[Begin]

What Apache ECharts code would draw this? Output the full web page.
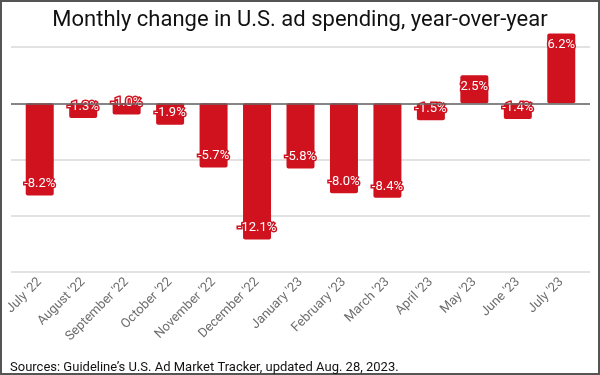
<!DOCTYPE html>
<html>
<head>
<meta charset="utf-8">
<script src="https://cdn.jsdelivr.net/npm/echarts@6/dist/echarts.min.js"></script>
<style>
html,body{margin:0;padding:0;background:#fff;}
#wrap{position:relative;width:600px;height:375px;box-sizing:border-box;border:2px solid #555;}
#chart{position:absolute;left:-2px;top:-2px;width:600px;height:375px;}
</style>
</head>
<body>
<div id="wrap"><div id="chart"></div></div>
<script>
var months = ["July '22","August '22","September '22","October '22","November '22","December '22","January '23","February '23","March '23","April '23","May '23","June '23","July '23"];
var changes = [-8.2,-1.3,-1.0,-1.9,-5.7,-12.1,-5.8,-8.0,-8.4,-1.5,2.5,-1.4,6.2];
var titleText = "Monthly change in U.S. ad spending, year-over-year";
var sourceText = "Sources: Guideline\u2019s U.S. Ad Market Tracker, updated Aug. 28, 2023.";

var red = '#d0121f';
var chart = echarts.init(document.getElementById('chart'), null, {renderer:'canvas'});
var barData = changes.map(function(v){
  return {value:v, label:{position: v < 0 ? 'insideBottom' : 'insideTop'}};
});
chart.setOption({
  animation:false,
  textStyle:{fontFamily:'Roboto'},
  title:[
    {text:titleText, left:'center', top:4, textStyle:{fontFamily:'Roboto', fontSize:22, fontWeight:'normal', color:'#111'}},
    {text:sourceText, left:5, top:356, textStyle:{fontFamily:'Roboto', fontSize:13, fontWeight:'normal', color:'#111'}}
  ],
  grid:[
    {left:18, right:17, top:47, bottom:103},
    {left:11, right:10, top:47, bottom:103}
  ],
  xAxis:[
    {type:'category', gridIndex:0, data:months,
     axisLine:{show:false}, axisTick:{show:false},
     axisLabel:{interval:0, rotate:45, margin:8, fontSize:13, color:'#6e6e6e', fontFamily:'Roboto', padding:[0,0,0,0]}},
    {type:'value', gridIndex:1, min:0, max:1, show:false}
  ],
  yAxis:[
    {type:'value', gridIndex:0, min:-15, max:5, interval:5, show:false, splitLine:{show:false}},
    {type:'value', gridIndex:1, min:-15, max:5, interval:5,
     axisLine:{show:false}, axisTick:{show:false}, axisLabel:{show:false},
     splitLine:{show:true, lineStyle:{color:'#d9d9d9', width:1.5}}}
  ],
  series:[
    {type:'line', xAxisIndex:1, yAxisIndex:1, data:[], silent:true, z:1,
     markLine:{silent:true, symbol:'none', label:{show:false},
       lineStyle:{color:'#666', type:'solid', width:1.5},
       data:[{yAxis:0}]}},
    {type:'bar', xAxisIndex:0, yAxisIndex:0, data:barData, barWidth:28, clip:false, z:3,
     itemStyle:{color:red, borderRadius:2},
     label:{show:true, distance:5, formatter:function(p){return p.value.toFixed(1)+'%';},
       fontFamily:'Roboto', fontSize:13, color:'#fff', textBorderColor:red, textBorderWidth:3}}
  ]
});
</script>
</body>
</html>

[End]

# What is asked:
Output all of the data exactly as it stands, minus any images.

# Output below:
What Apache ECharts code would draw this? Output the full web page.
<!DOCTYPE html>
<html>
<head>
<meta charset="utf-8">
<script src="https://cdn.jsdelivr.net/npm/echarts@6/dist/echarts.min.js"></script>
<style>
html,body{margin:0;padding:0;background:#fff;}
#wrap{position:relative;width:600px;height:375px;box-sizing:border-box;border:2px solid #555;}
#chart{position:absolute;left:-2px;top:-2px;width:600px;height:375px;}
</style>
</head>
<body>
<div id="wrap"><div id="chart"></div></div>
<script>
var months = ["July '22","August '22","September '22","October '22","November '22","December '22","January '23","February '23","March '23","April '23","May '23","June '23","July '23"];
var changes = [-8.2,-1.3,-1.0,-1.9,-5.7,-12.1,-5.8,-8.0,-8.4,-1.5,2.5,-1.4,6.2];
var titleText = "Monthly change in U.S. ad spending, year-over-year";
var sourceText = "Sources: Guideline\u2019s U.S. Ad Market Tracker, updated Aug. 28, 2023.";

var red = '#d0121f';
var chart = echarts.init(document.getElementById('chart'), null, {renderer:'canvas'});
var barData = changes.map(function(v){
  return {value:v, label:{position: v < 0 ? 'insideBottom' : 'insideTop'}};
});
chart.setOption({
  animation:false,
  textStyle:{fontFamily:'Roboto'},
  title:[
    {text:titleText, left:'center', top:4, textStyle:{fontFamily:'Roboto', fontSize:22, fontWeight:'normal', color:'#111'}},
    {text:sourceText, left:5, top:356, textStyle:{fontFamily:'Roboto', fontSize:13, fontWeight:'normal', color:'#111'}}
  ],
  grid:[
    {left:18, right:17, top:47, bottom:103},
    {left:11, right:10, top:47, bottom:103}
  ],
  xAxis:[
    {type:'category', gridIndex:0, data:months,
     axisLine:{show:false}, axisTick:{show:false},
     axisLabel:{interval:0, rotate:45, margin:8, fontSize:13, color:'#6e6e6e', fontFamily:'Roboto', padding:[0,0,0,0]}},
    {type:'value', gridIndex:1, min:0, max:1, show:false}
  ],
  yAxis:[
    {type:'value', gridIndex:0, min:-15, max:5, interval:5, show:false, splitLine:{show:false}},
    {type:'value', gridIndex:1, min:-15, max:5, interval:5,
     axisLine:{show:false}, axisTick:{show:false}, axisLabel:{show:false},
     splitLine:{show:true, lineStyle:{color:'#d9d9d9', width:1.5}}}
  ],
  series:[
    {type:'line', xAxisIndex:1, yAxisIndex:1, data:[], silent:true, z:1,
     markLine:{silent:true, symbol:'none', label:{show:false},
       lineStyle:{color:'#666', type:'solid', width:1.5},
       data:[{yAxis:0}]}},
    {type:'bar', xAxisIndex:0, yAxisIndex:0, data:barData, barWidth:28, clip:false, z:3,
     itemStyle:{color:red, borderRadius:2},
     label:{show:true, distance:5, formatter:function(p){return p.value.toFixed(1)+'%';},
       fontFamily:'Roboto', fontSize:13, color:'#fff', textBorderColor:red, textBorderWidth:3}}
  ]
});
</script>
</body>
</html>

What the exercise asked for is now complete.